WWU’s business research center takes over economic forecaster

By Emily Hamann
The Bellingham Business Journal

A prestigious Seattle economics publication now is produced in Bellingham.

Western Washington University’s Center for Economic and Business Research has taken over publication of The Puget Sound Economic Forecaster.

The quarterly newsletter features articles, as well as future forecasts for a number of economic factors, like unemployment, retail sales and income for Seattle and King County.

It has a track record of accurate predictions, and forecasts some economic factors as far as 10 years into the future.

Seattle-area governments, banks, construction firms and real estate brokers rely on the newsletter to make important business decisions. A year ago, the forecaster had around 500 subscribers.

Independent economic consultants Dick Conway and Doug Pedersen founded the newsletter. After 25 years of running it, they decided to retire. Their last full issue came out in the summer.

Hart Hodges and James McCafferty, directors of the business research center, decided they wanted to take it over.

The publication fit in with some of the work they were already doing.

“We do outlook talks, forecast talks; we had a similar model for Whatcom County,” Hodges said. The center is housed within the university’s College of Business and Economics. It employs staff and faculty, as well as students to help complete real-world data and analysis projects commissioned by local organizations.

The directors recognized the forecaster as another chance for some hands-on education for students.

“Our center, part of our mission is to create additional educational opportunities for students,” Hodges said.

Now that the center has these forecasting models, students can use them in their classes, and even help write more.

“It’s a great opportunity for students,” Hodges said.

Despite getting other offers, Conway and Pedersen agreed, and chose the center to take over the forecaster.

“The Center for Economic and Business Research has the demonstrated capability of maintaining — and even improving upon — the quality of the Puget Sound Economic Forecaster,” Conway said, in a press release. “We are also grateful to have the newsletter residing at a university, where it can be a tool of learning for students.”

Currently, about nine students work at the center. Hodges said the hope is that the forecaster will create opportunities to hire more students, and potentially more faculty will get involved as well.

The fall issue was a joint effort between the center and Conway and Pedersen. Conway and Pedersen ran the model and the center wrote the articles.

For the winter issue, the center is on its own.

They’re still working on getting all the old subscribers switched over, as well and switching the website over to one hosted at Western.
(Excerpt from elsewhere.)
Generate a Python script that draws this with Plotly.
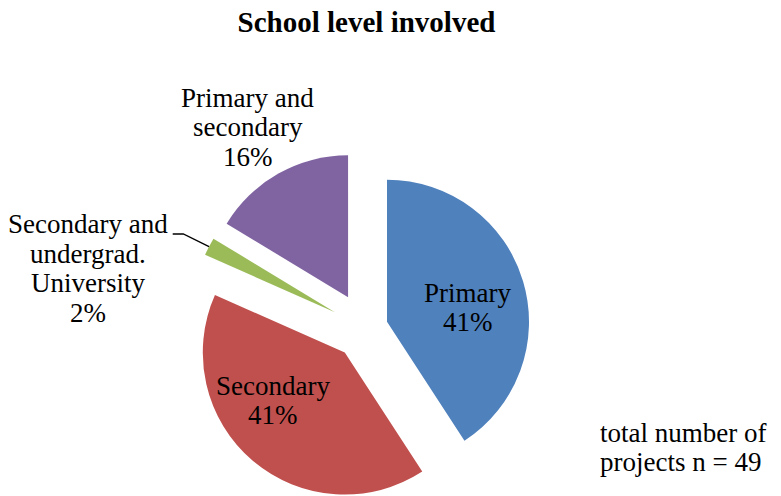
import math
import plotly.graph_objects as go

# ---- data -------------------------------------------------------------
categories = ["Primary", "Secondary", "Secondary and undergrad. University", "Primary and secondary"]
projects = [20, 20, 1, 8]
label_lines = [
    ["Primary"],
    ["Secondary"],
    ["Secondary and", "undergrad.", "University"],
    ["Primary and", "secondary"],
]
title_text = "School level involved"
note_lines = ["total number of", "projects n = 49"]

# ---- style ------------------------------------------------------------
colors = ["#4F81BD", "#C0504D", "#9BBB59", "#8064A2"]
explode = [0.158, 0.225, 0.243, 0.25]   # slice offset as a fraction of the radius
W, H = 781, 496
R = 142.0                # pie radius (px)
CX, CY = 365.5, 328.2    # pie centre before exploding (px)
FONT = "Liberation Serif"
FS = 27
LINE = 29.5


def px(x):
    return x / W


def py(y):
    return 1 - y / H


total = sum(projects)
fig = go.Figure()

# One pie per exploded slice: same values and rotation, only slice i is
# painted, and the pie is shifted outward along the slice's bisector.
cum = 0
mids = []
for i, v in enumerate(projects):
    mid = (cum + v / 2) / total * 2 * math.pi
    mids.append(mid)
    cum += v
    dx = explode[i] * R * math.sin(mid)
    dy = -explode[i] * R * math.cos(mid)
    cx, cy = CX + dx, CY + dy
    fig.add_trace(go.Pie(
        labels=categories,
        values=projects,
        sort=False,
        direction="clockwise",
        rotation=0,
        marker=dict(colors=[c if j == i else "rgba(0,0,0,0)" for j, c in enumerate(colors)],
                    line=dict(width=0)),
        textinfo="none",
        hoverinfo="label+value+percent",
        showlegend=False,
        domain=dict(x=[px(cx - R), px(cx + R)],
                    y=[max(0, py(cy + R)), min(1, py(cy - R))]),
    ))

pct = [f"{round(v / total * 100)}%" for v in projects]


def add_lines(lines, x, first_base, anchor="center"):
    for k, t in enumerate(lines):
        fig.add_annotation(
            x=px(x), y=py(first_base + k * LINE - 0.34 * FS),
            xref="paper", yref="paper", text=t, showarrow=False,
            xanchor=anchor, yanchor="middle",
            font=dict(family=FONT, size=FS, color="#000000"),
        )


# label positions (centre x, first baseline)
label_pos = [(467.5, 301.7), (273.0, 395.0), (87.5, 233.3), (248.0, 106.7)]
for i in range(len(categories)):
    add_lines(label_lines[i] + [pct[i]], *label_pos[i])

# leader line for the thin slice
gm = mids[2]
gx = CX + (1 + explode[2]) * R * math.sin(gm)
gy = CY - (1 + explode[2]) * R * math.cos(gm)
fig.add_shape(
    type="path",
    path=f"M {px(172.7)} {py(234)} L {px(183.3)} {py(234)} L {px(gx)} {py(gy)}",
    xref="paper", yref="paper",
    line=dict(color="#000000", width=1.3),
)

add_lines(note_lines, 598, 442, anchor="left")

fig.update_layout(
    width=W, height=H,
    margin=dict(l=0, r=0, t=0, b=0),
    paper_bgcolor="#FFFFFF",
    plot_bgcolor="#FFFFFF",
    title=dict(text=f"<b>{title_text}</b>", x=px(366.5), xanchor="center",
               y=py(22), yanchor="middle",
               font=dict(family=FONT, size=29, color="#000000")),
)

fig.write_html("out.html")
Hodges and McCafferty plan to expand the forecaster, and draw in new readers to the publication.

“Not a lot of people have heard about it up here because it has a Seattle focus,” he said

They plan to develop new models and include not just Seattle, but other counties, such as a Whatcom/Skagit workforce area.

“Hopefully more people will learn about it because there will be components that are relevant to their area,” Hodges said.